European Paper Wasp
The European paper wasp (Polistes dominula) is the common name for an invasive wasp that arrived in the northeastern United States around 1981. This wasp is slowly spreading and forcing out native paper wasps. There are about 300 different kinds or species of paper wasps living in the world.
Interesting Paper Wasp Facts
Paper wasps do not have barbs on the end of their stinger. This means they can repeatedly sting a single individual. And when they do sting, they release a chemical odor that infuriates and alarms other wasps in the immediate area to attack and sting as well.
Paper wasps start a new nest each spring from a single queen that mated the prior fall. Only queens that mate can make it through the winter.
Paper wasp nests are often in unusal locations such as playground swing supports, in lower bushes and in small voids.
European paper wasps are superficially similar to a yellowjacket because of their black and yellow color but can be recognized by their dangling legs as they fly and their more slender body shape. This species builds its nests behind walls, in small voids, in bushes and wherever it can find a void. This is an aggressive wasp that often stings people when they approach their nest.
Paper wasps are frequent scavengers and they are often encountered during cookouts, around dumpsters and in trash receptacles. Many people are stung as they accidently get near or brush up against a hidden nest.
All paper wasps are social insects and they aggressively protect their nest by powerful stings. Nests are created new each spring by overwintering mated queens. The workers expand the nest during the spring and summer. In the fall, after the males and females mate, the males rapidly die and the females overwinter and begin a new nest the following spring. Paper wasps capture large quantities of insects. When paper wasps start their new nests in the spring, they are most vulnerable before they produce workers that can protect the nest. These nests are difficult to locate due to their small size. Once the nest is larger and workers are foraging, you can follow workers as they return to the nest. It is always a good idea to find the paper wasp nest before these wasps find you.

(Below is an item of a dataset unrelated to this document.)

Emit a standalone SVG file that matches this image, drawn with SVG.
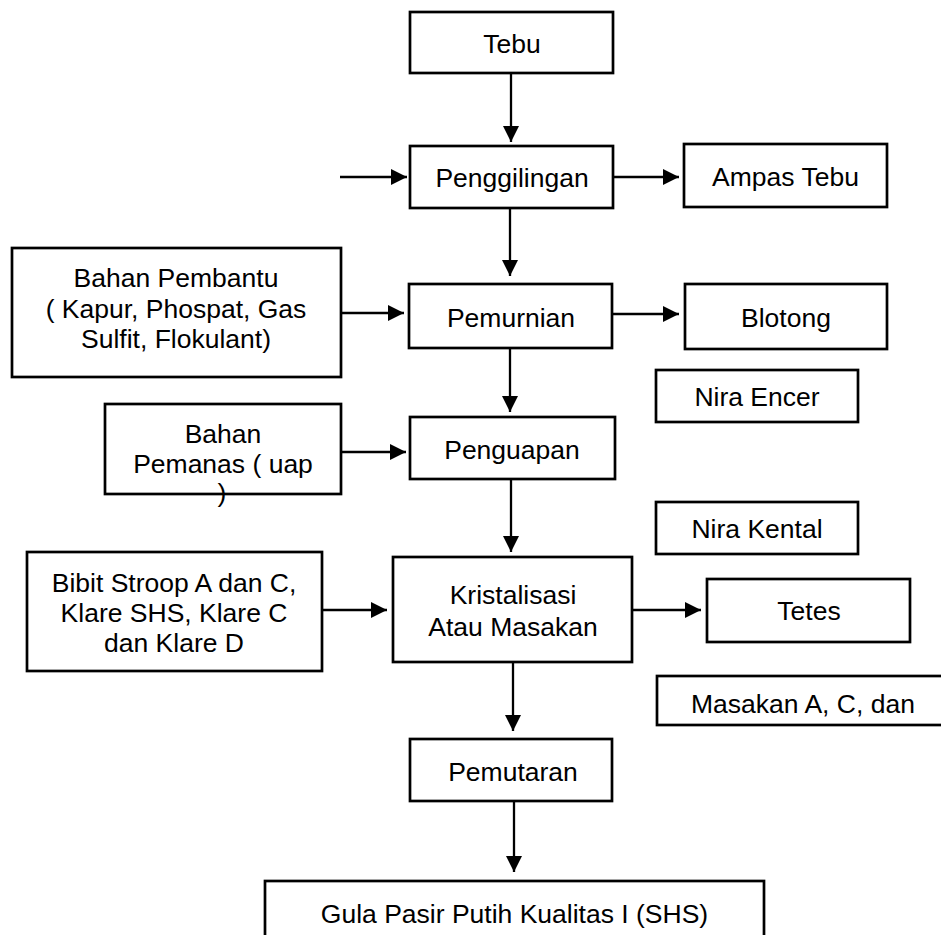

Preventing Paper Wasp Stings
Paper wasps can sting many times, and unlike bees that have a barbed sting, paper wasps usually do not die after stinging. Once stung, the victim is marked by an alarm odor that excites nearby wasps to repeatedly sting the hapless victim. Many are hospitalized while others experience considerable pain from the venom. People who have a history of allergies, heart problems, or known sensitivity to stings should be very careful and seek medical advice when stung.
Most people only suffer temporary pain when stung. This pain can be reduced by cooling the affected area with cold water or ice. If possible, capture the wasp for identification. The venom of wasps can be used to desensitize people who have severe sting allergies. When stung out of doors, immediately vacate the area to distance yourself from a possible wasp nest. The best policy is to prevent wasp stings. When encountering a wasp, remain calm, especially if you are driving down the highway at high speeds. Pull over, stop and open all car windows to let the wasp escape before continuing. Look carefully for nests before doing yard or outdoor work. Wear foot protection out of doors.
Do not eat tuna, chicken or other smelly foods outdoors when and where wasps are actively hunting for food. Wasps may enter soft drink containers before you lift them to your mouth since wasps are attracted to strong food odors. Wash hands and mouths of children before sending them out to play.
Wasps from several nests may be active in the same vicinity. When a single wasp finds food, it must return to the nest, share its food with the colony and then return to the food alone. Other wasps in the area may observe feeding by this individual and are then attracted to the immediate area by what scientists call social facilitation. When there are several wasps feeding, then even more wasps are attracted to the food.
There are wasp traps available that use food bait and an attractant inside of a clear container. Wasps are unable to exit the inverted cone trap as long as the container is kept upright and in the light. Effective lures for these traps are Grenadine syrup, tuna or coke. It is a good idea to place these traps along the perimeter of a picnic area before food is brought out to eat. Bring the food out just before you are ready to eat, eat quickly and clean up right away to avoid encountering numbers of these wasps. There are many stories of individuals who tried to use chemicals to control wasps and they ended up with multiple stings. Leave such heroics to professional pest control operators who should wear personal protective equipment.
It is possible to observe wasps returning from their food source to their nest. By setting out small chunks of tuna, you can watch struggling wasps slowly fly at a fast walking pace back to their nest. This technique, called making a bee line, is made even more effective if you are patient enough to keep placing the food closer and closer to the nest until it is found. It is better to find and have nests eliminated in the early summer rather than wait until their numbers are built up to maximum at the end of the season.
Wasps are an important part of nature and your best defense against being stung is to learn as much as you can about their biology and behavior.